Kecenderungan menjadi obsesif itu bener-bener bikin saya jadi overthingking parah dan hidup jadi nggak tenang. Setelah sadar bahwa kebiasaan merusak itu bisa "diobati" dengan tekad yang kuat dan juga dengan cara menjauhi sumber kecemasannya, saya pun bertekad untuk memperbaiki diri hehehe. Beberapa kali saya udah berusaha menantang diri saya untuk melakukan hal yang sama seperti sekarang dan so far berdampak positif banget.
Kadang, saya memang masih jadi orang menyebalkan dengan kekurangan-kekurangan saya. Tapi, saya juga bangga, karena saya sekarang bukanlah orang yang sama dengan saya di tahun lalu, bahkan mungkin bukan orang yang sama dengan saya enam bulan yang lalu. Saya berusaha untuk lebih menghargai dan mencintai diri sendiri, dengan cara-cara yang membuat saya lebih tenang dan tanpa melukai orang lain.
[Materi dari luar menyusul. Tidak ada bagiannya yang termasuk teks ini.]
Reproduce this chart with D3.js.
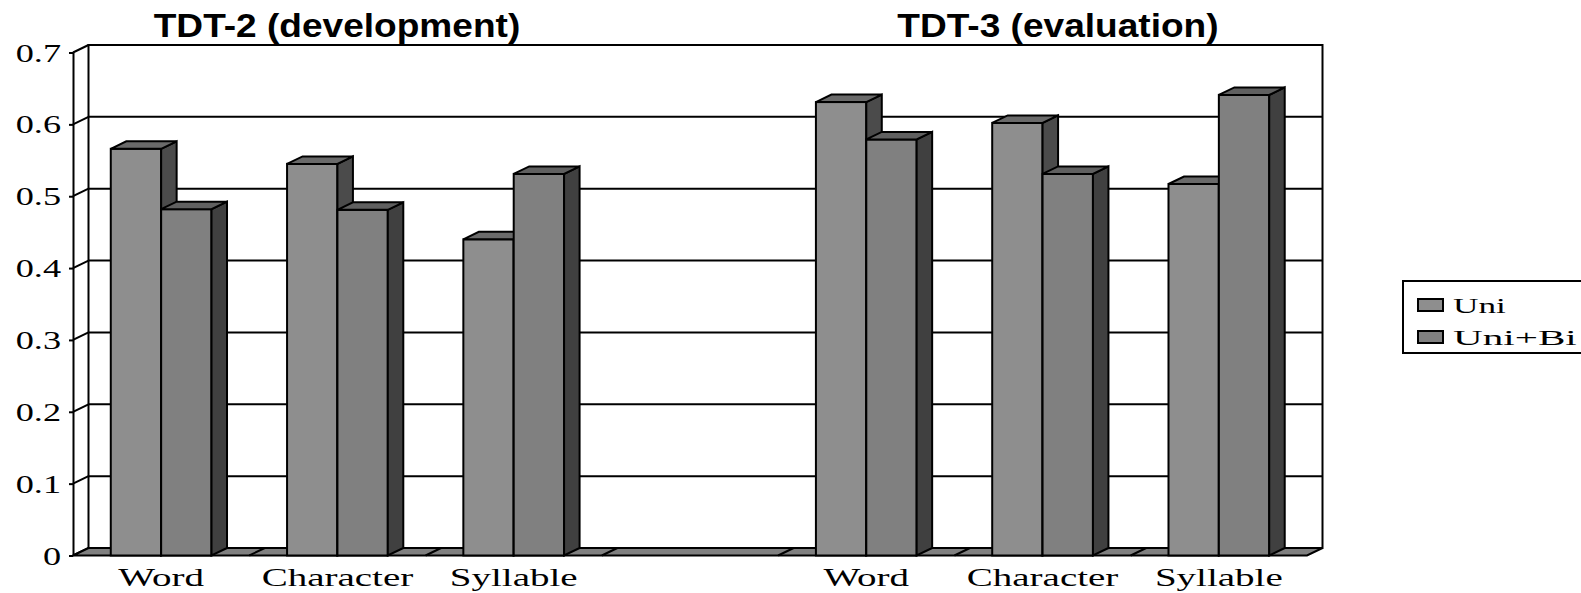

Detox ini juga bagian dari saya untuk melatih mengambil kontrol terhadap aktifitas yang saya lakukan. Selama ini, saya merasa hidup saya sering tidak terkontrol. Keputusan, kegiatan, dll, banyak dipengaruhi oleh orang lain dan juga dilakukan untuk orang lain, ntah karena sebelumnya saya punya tanggung jawab yang besar untuk diri sendiri dan orang lain, atau karena saya ngerasa bahwa dulu saya ini people pleaser banget sih. Saya ngerasa dulu nggak punya boundaries, dan saya takut banget orang-orang disekitar saya pergi, lalu saya akan merasakan kesepian.
Sekarang, saya berusaha menanamkan kepercayaan bahwa kebahagiaan itu datangnya dari dalam kita sendiri. Berfokus pada hal-hal yang bisa kontrol dan berusaha untuk nggak memusingkan hal-hal di luar kontrol kita (jujur pada awalnya untuk meresapi belief ini susahnya minta ampuuun, dan sampai sekarang pun saya masih suka keluar jalur). Misalnya, apa yang orang lakukan terhadap kita, baik atau buruk, adalah sesuatu yang nggak bisa kita kontrol, tapi bagaimana kita menanggapi prilaku orang terhadap kita, adalah sesuatu yang bisa kita kontrol.
Apa yang orang bicarakan tentang kita, baik atau buruk, adalah sesautu yang nggak bisa kita kontrol, tapi apa yang kita bicarakan tentang orang lain, adalah sesuatu yang bisa kita kontrol. Perasaan orang lain ke kita juga bukanlah hal yang bisa kita kontrol, tapi perasaan kita ke orang lain adalah hal yang bisa kita kontrol.
Jadi, semuanya adalah tentang bagaimana kita menanggapi apa yang terjadi pada kita. Saya masih inget banget rasanya saat saya merasa dunia ini nggak berpihak sama sekali sama saya. Capek, nggak punya uang, nggak punya semangat hidup, ngerasa nggak punya teman, keluarga, dan nggak punya orang yang bisa saya andalkan. Waktu itu satu-satunya jalan keluar yang terpikir adalah dengan cara take my life away. Dan perasaan-perasaan negatif itu bener-bener nggak enak banget.
Jadi detox ini sekaligus melatih self-control saya, untuk berusaha nggak memiliki keterikatan berlebihan terhadap seseorang maupun prilaku seseorang, baik keterikatan terhadap hal yang sifatnya positif (misalnya support, kata-kata manis) maupun keterikatan yang negatif (rasa takut ditinggal, kebutuhan untuk divalidasi) dll. Karena attachment akan menghasilkan ekspektasi, dan ekspektasi terkadang menghasilkan kekecewaan. Bukan berarti saya berusaha bakalan jadi orang yang nggak bisa diandalkan untuk orang-orang terdekat saya. Orang-orang terdekat tentunya masih bisa mengandalkan saya, dan saya juga tentunya masih membutuhkan mereka di hidup saya dan juga butuh someone to rely on. Tapi, bagaimana saya mengontrol keterikatan yang berlebihan yang saat ini sedang saya kontrol agar ekspektasi saya nggak akan membuat saya terluka.